French aircraft manufacturer Daher has agreed to purchase Triumph Group’s aerostructures business in Stuart, Florida for an undisclosed sum – another in a series of divestitures by Triumph.
Announced 2 February, the deal further strengthens Daher’s US beachhead following its 2019 acquisition of Quest Aircraft.
Triumph’s Stuart operation, acquired from Vought Aircraft Industries in 2010, has produced products including fuselage assemblies, wings and other components for Boeing jets, according to various sources.
The companies have not revealed the sale price. Daher plans for the deal to close in the first half of 2022.
“The Stuart operation specialises in the assembly of large, complex metallic structures, such as wing and fuselage assemblies, and has approximately 400 employees,” Daher says.
“This significant transaction enables us to position ourselves globally as a key aerospace player,” adds Daher chief executive Didier Kayat.
The companies disclosed few details about the planned deal, which remains subject to regulatory review. Triumph, based in Pennsylvania, did not respond to a request for more information. Daher says the deal’s sale price might be revealed upon closing.
“This acquisition is perfectly aligned with Daher’s… strategic plan, including the goal of significantly developing our North American activities across all of the company’s divisions”, says Kayat.
Daher’s products include the six-passenger TBM 940 and Quest’s 10-seat Kodiak 100 – both single turboprops.
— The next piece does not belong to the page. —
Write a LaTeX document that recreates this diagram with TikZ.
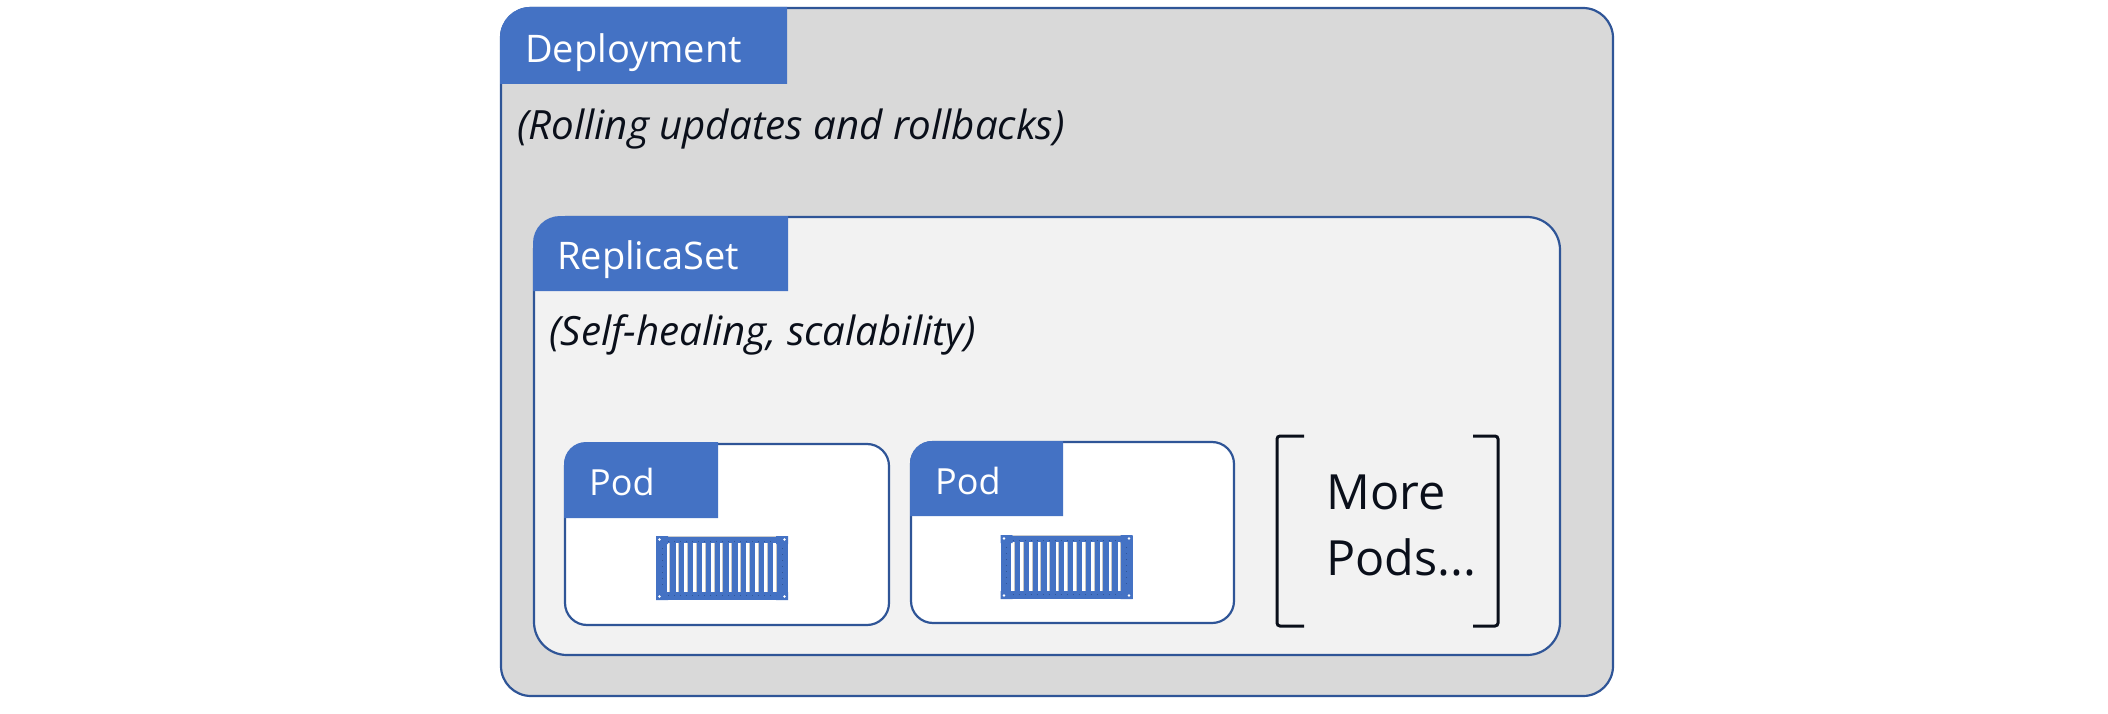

Triumph acquired the Stuart site with its purchase of Vought from The Carlyle Group in 2010, regulatory documents show. Triumph does not specify what products the site now produces. However, an undated Triumph fact sheet says the Stuart facility had made centre wing sections and pressurised doors for 767s, pressurised doors for 747s, wing flaps and ailerons for 777s and wing flaps for 737NGs.
Stuart, Florida is on Florida’s central east coast – north of West Palm Beach and south of Cape Canaveral and Melbourne.
The acquisition will “strengthen [Daher’s] presence and production capacities in America” and “reinforce the company’s offering as an aerospace equipment manufacturer of large structural assemblies and sub-assemblies”, Daher says.
The deal will also “strengthen the group’s expertise in producing metallic aerostructures”, it adds.
The planned acquisition follows Daher’s October 2019 purchase of Sandpoint, Idaho-based Quest.
Triumph has been offloading numerous aerostructures divisions in recent years.
In May 2021, it sold three such manufacturing sites to private equity company Arlington Capital Partners, which renamed that business Qarbon Aerospace. Those facilities are in the US states of Texas and Georgia, and in Rayong, Thailand.
In August 2020, Triumph sold a G650 wing supply and engineering business to Gulfstream for proceeds of $52 million.
That followed the October 2019 sale by Triumph of a Nashville structures assembly facility to TECT Aerospace for $58 million. Also that year, Triumph transferred an Embraer E2 component manufacturing contract to AeroSpace Technology of Korea.